Captain Marvel: Dark Past #1 (Marvel, $4.99): Recently returned-to-Marvel writer Paul Jenkins and artist Lucas Werneck send Carol Danvers digging into a corner of her family history she never knew existed, after an attack on New York exposes dark secrets buried in the Danvers name. Lost memories from her days as Ms. Marvel begin resurfacing as she chases an investigation she was once forced to abandon.

Tyler Rake: An Extraction Story #1 (Ignition Press, $4.99): In this tie-in to the Extraction films on Netflix, Ande Parks and Ronan Cliquet send Tyler Rake back to his roots. The story finds him working as a bouncer in São Paulo, trying to stay hidden, until a run-in with a connected drug dealer forces him into a job he never wanted. Parks is the original Extraction writer, so he’s the right person to explore the early days of the character ahead of the upcoming Netflix sequel.

Alien: King Killer #1 (Marvel, $4.99): Saladin Ahmed and Carlos Nieto drop readers into one of the darkest corners of the Alien universe: a planet already lost to the Xenomorphs, where the last scraps of humanity survive under the protection of a trio of warlord siblings known as the Three Kings. But a fourth sibling is coming for revenge, and the secrets the Three Kings are hiding may be more dangerous than the aliens outside the walls.

Kilroy Is Here (Image, $3.99): Joe Pruett and Dalibor Talajic take the iconic “Kilroy Was Here” graffiti as their starting point and reimagine Kilroy as an ageless wanderer cursed to avenge the innocent throughout history — and then ask what happens when he discovers his entire existence may have been a lie.

Marvel Rivals: Duel of Kings #1 (Marvel, $5.99): Paul Allor, Salva Espin and Jethro Morales pit Namor against Black Panther in a caper that’s equal parts political thriller and heist comedy. The King of Atlantis has smuggled Jeff the Land Shark into Wakanda to steal Chronovium, and T’Challa and Shuri are on to them.

Ghost Machine: The Official Guidebook #1 (Image, $3.99): The Ghost Machine universe gets its first official reference series, with Geoff Johns, Brad Meltzer, Peter J. Tomasi, Francis Manapul, Gary Frank, Bryan Hitch and more providing deep dives into the world of Geiger, Junkyard Joe, Redcoat and more.

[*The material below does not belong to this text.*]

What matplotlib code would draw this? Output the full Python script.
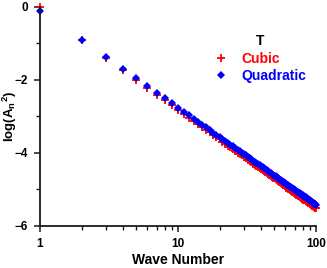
import matplotlib
matplotlib.use("Agg")
import matplotlib.pyplot as plt
from matplotlib.ticker import FixedLocator, NullFormatter, FixedFormatter, LogLocator

plt.rcParams['font.family'] = ['Liberation Sans', 'DejaVu Sans']
plt.rcParams['font.weight'] = 'bold'
plt.rcParams['mathtext.fontset'] = 'custom'
plt.rcParams['mathtext.rm'] = 'Liberation Sans'
plt.rcParams['mathtext.bf'] = 'Liberation Sans:bold'
plt.rcParams['mathtext.it'] = 'Liberation Sans:bold'

wave_number = list(range(1, 101))

quadratic = [
    -0.10, -0.90, -1.37, -1.70, -1.96, -2.17, -2.35, -2.50, -2.64, -2.76,
    -2.87, -2.97, -3.06, -3.15, -3.23, -3.30, -3.37, -3.44, -3.50, -3.56,
    -3.62, -3.67, -3.72, -3.77, -3.82, -3.86, -3.91, -3.95, -3.99, -4.03,
    -4.07, -4.10, -4.14, -4.17, -4.21, -4.24, -4.27, -4.30, -4.33, -4.36,
    -4.39, -4.42, -4.44, -4.47, -4.50, -4.52, -4.55, -4.57, -4.60, -4.62,
    -4.64, -4.66, -4.69, -4.71, -4.73, -4.75, -4.77, -4.79, -4.81, -4.83,
    -4.85, -4.87, -4.89, -4.90, -4.92, -4.94, -4.96, -4.98, -4.99, -5.01,
    -5.02, -5.04, -5.06, -5.07, -5.09, -5.10, -5.12, -5.13, -5.15, -5.16,
    -5.18, -5.19, -5.20, -5.22, -5.23, -5.24, -5.26, -5.27, -5.28, -5.30,
    -5.31, -5.32, -5.34, -5.35, -5.36, -5.37, -5.39, -5.40, -5.41, -5.42,
]

cubic = [
    0.00, -0.91, -1.39, -1.73, -2.00, -2.22, -2.40, -2.56, -2.70, -2.82,
    -2.93, -3.03, -3.12, -3.21, -3.29, -3.36, -3.43, -3.50, -3.56, -3.62,
    -3.70, -3.75, -3.80, -3.85, -3.90, -3.94, -3.99, -4.03, -4.07, -4.11,
    -4.15, -4.18, -4.22, -4.25, -4.29, -4.32, -4.35, -4.38, -4.41, -4.44,
    -4.47, -4.50, -4.52, -4.55, -4.58, -4.60, -4.63, -4.65, -4.68, -4.70,
    -4.72, -4.74, -4.77, -4.79, -4.81, -4.83, -4.85, -4.87, -4.89, -4.91,
    -4.95, -4.97, -4.99, -5.00, -5.02, -5.04, -5.06, -5.08, -5.09, -5.11,
    -5.12, -5.14, -5.16, -5.17, -5.19, -5.20, -5.22, -5.23, -5.25, -5.26,
    -5.28, -5.29, -5.30, -5.32, -5.33, -5.34, -5.36, -5.37, -5.38, -5.40,
    -5.41, -5.42, -5.44, -5.45, -5.46, -5.47, -5.49, -5.50, -5.51, -5.52,
]

y_major = [0, -2, -4, -6]
y_minor = [-1, -3, -5]
x_major = [1, 10, 100]
x_major_labels = ['1', '10', '100']

fig = plt.figure(figsize=(3.27, 2.68), dpi=100)
ax = fig.add_axes([0.1223, 0.157, 0.844, 0.817])

ax.plot(wave_number, cubic, linestyle='none', marker='+', color='#ff0000',
        markersize=5.5, markeredgewidth=1.3, label='Cubic')
ax.plot(wave_number, quadratic, linestyle='none', marker='D', color='#0000ff',
        markersize=4.4, markeredgewidth=0, label='Quadratic')

ax.set_xscale('log')
ax.set_xlim(1, 100)
ax.set_ylim(-6, 0)

ax.xaxis.set_major_locator(FixedLocator(x_major))
ax.xaxis.set_major_formatter(FixedFormatter(x_major_labels))
ax.xaxis.set_minor_locator(LogLocator(base=10, subs=range(2, 10)))
ax.xaxis.set_minor_formatter(NullFormatter())
ax.yaxis.set_major_locator(FixedLocator(y_major))
ax.yaxis.set_minor_locator(FixedLocator(y_minor))

for s in ['top', 'right']:
    ax.spines[s].set_visible(False)
for s in ['left', 'bottom']:
    ax.spines[s].set_linewidth(1.3)
    ax.spines[s].set_color('#1a1a1a')
    ax.spines[s].set_clip_on(False)

ax.tick_params(which='major', direction='out', length=4.5, width=1.1,
               color='#1a1a1a', labelsize=8.5)
ax.tick_params(axis='y', which='major', pad=4)
ax.tick_params(axis='x', which='major', pad=4)
ax.tick_params(which='minor', direction='out', length=2.6, width=1.0,
               color='#1a1a1a')
for lab in ax.get_xticklabels() + ax.get_yticklabels():
    lab.set_fontweight('bold')

ax.set_xlabel('Wave Number', fontsize=10, fontweight='bold')
ax.xaxis.set_label_coords(0.5, -0.125)
ax.set_ylabel(r'log(A$_\mathbf{n}$$^\mathbf{2}$)', fontsize=9.5, fontweight='bold')
ax.yaxis.set_label_coords(-0.076, 0.5)

leg = ax.legend(loc='upper right', bbox_to_anchor=(0.965, 0.875), frameon=False,
                title='T', fontsize=10, handlelength=1.0, handletextpad=1.0,
                labelspacing=0.25, borderaxespad=0.0, borderpad=0.0)
leg.get_title().set_fontweight('bold')
leg.get_title().set_fontsize(10)
for txt, c in zip(leg.get_texts(), ['#ff0000', '#0000ff']):
    txt.set_color(c)
    txt.set_fontweight('bold')

for line in ax.get_lines():
    line.set_clip_on(False)

fig.savefig('out.png', dpi=100)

Lights of Niterói (Fantagraphics, $22.99): Marcello Quintanilha returns to the Brazilian city of his birth for a story drawn from his own family history. Two young men in 1950s Niterói spot a fisherman using dynamite, steal his catch and set off on a boat trip that becomes something far more perilous and life-changing than either anticipated.

To Kill a Mockingbird: A Graphic Novel (HarperCollins, $25.99): Fred Fordham’s gorgeous graphic novel adaptation of Harper Lee’s landmark novel brings Scout, Jem, Atticus, Boo Radley and the small town of Maycomb, Alabama to vivid visual life.

Undercity (Fantagraphics, $34.99): Monte Schulz delivers one of the most quietly devastating books of the week: a graphic novel set in a society consumed by eugenics, following the survivors who refuse to submit to persecution, gas chambers and relentless brutality.

Mike Mignola’s Hellboy in Hell Artist’s Edition Book 2 (Image, $150): The concluding five issues of Hellboy in Hell get the Artist’s Edition treatment — scanned in full color to capture every ink gradient, blue pencil mark and original art nuance, printed at the original size Mignola drew it.